Agricultural Act of 1956
- Long title: An Act to enact the Agricultural Act of 1956
- Nicknames: Soil Bank Act
- Enacted by: the 84th United States Congress
- Effective: May 28, 1956

Citations
- Public law: 84-540
- Statutes at Large: 70 Stat. 188

Codification
- Titles amended: 7 U.S.C.: Agriculture
- U.S.C. sections created: 7 U.S.C. ch. 45 § 1801
- U.S.C. sections amended: 7 U.S.C. ch. 35 § 1281

Legislative history
- Introduced in the House as H.R. 10875; Passed the House on May 3, 1956 (314-78); Passed the Senate on May 18, 1956 (49-22); Reported by the joint conference committee on May 23, 1956; agreed to by the House on May 23, 1956 (305-59) and by the Senate on May 23, 1956 (agreed/passed); Signed into law by President Dwight D. Eisenhower on May 28, 1956;

= Agricultural Act of 1956 =

United States federal law

The Agricultural Act of 1956 (P.L. 84-540) created the Soil Bank Program (Title I was called the Soil Bank Act), addressed the disposal of Commodity Credit Corporation (CCC) inventories of surplus stocks, contained commodity support program provisions, and contained forestry provisions.
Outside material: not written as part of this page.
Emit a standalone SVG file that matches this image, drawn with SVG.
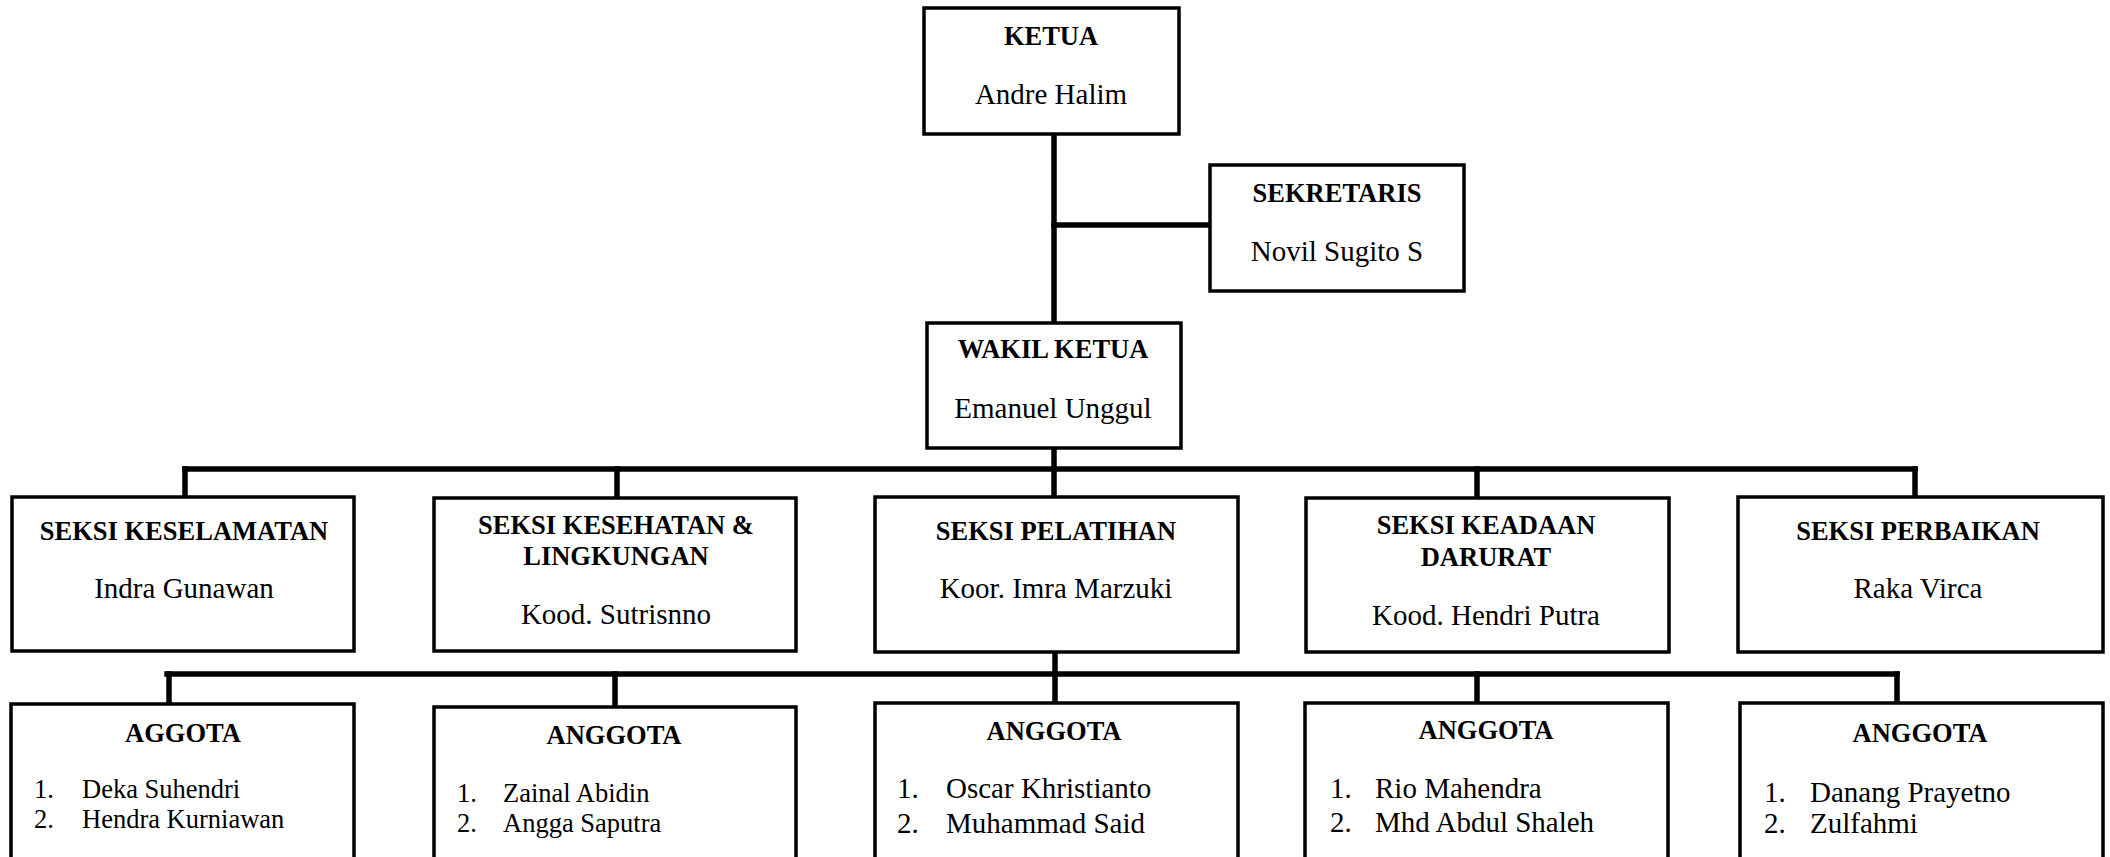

The Soil Bank Act authorized short- and long-term removal of land from production with annual rental payments to participants (Acreage Reserve Program and Conservation Reserve Program, respectively). The Acreage Reserve Program, for wheat, corn, rice, cotton, peanuts, and several types of tobacco, allowed producers to retire land on an annual basis in crop years 1956 through 1959 in return for payments. The Conservation Reserve Program allowed producers to retire cropland under contracts of 3, 5, or 10 years in return for annual payments. The Soil Bank Act was repealed by Section 601 of the Food and Agriculture Act of 1965 (P.L. 89-321). The Conservation Reserve portion of the Soil Bank was a model for the subsequent Conservation Reserve Program (CRP), enacted in 1985.